All but about $70 million of the federal grant money has been spent, and the federal government is restricting use of the remaining funds until the state provides a contingency plan to federal authorities, Kissel said.
The restriction is affecting the Connector’s ability to improve its technology, which has been a problem for users since its inception in October 2013.
"We got to the point where we told them we were going to have to turn off the lights. It’s really slowed down our operations because we can’t continue to develop our computer system and our marketing programs and our outreach," Kissel said. "I believe this is going to be temporary. The administration and Legislature are very concerned, and they’re working positively to come to the right conclusion for all of us."
Roughly 38,000 people have enrolled on the Connector to date, though not all have paid, Kissel said.
"We don’t know if when they get the bill they’re going to pay the bill, because it’s such a huge increase over last year," Kissel said. "I don’t want to say that all 38,000 are going to really end up buying insurance."

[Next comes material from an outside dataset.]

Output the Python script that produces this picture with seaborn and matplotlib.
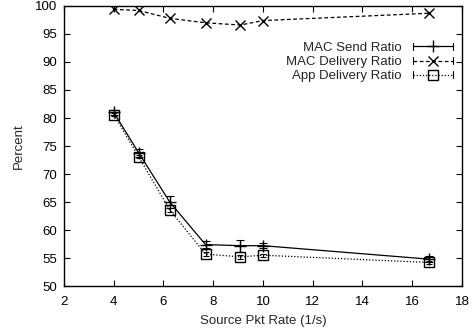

If everyone who enrolled continues on the Connector, Kissel said that would generate $3 million to $4 million in income based on a 2 percent issuer fee on plans purchased through the exchange. The issuer fee is set to increase to 3.5 percent on July 1.
Between 70,000 and 80,000 people must enroll on the exchange to generate enough operating revenue, according to Kissel, who anticipates that will take around five years.
The ACA, also known as Obamacare, requires that exchanges be sustainable in 2015.
"That doesn’t mean they have to have cash flow, but they have to have a commitment from their home states to provide the difference," Kissel said. "The most important thing to the federal government is the ability for individuals to enroll in ACA plans in 2016, so they want to be sure all state-based exchanges are financially solvent and sustainable through 2016. If there is any doubt, they have asked for contingency plans."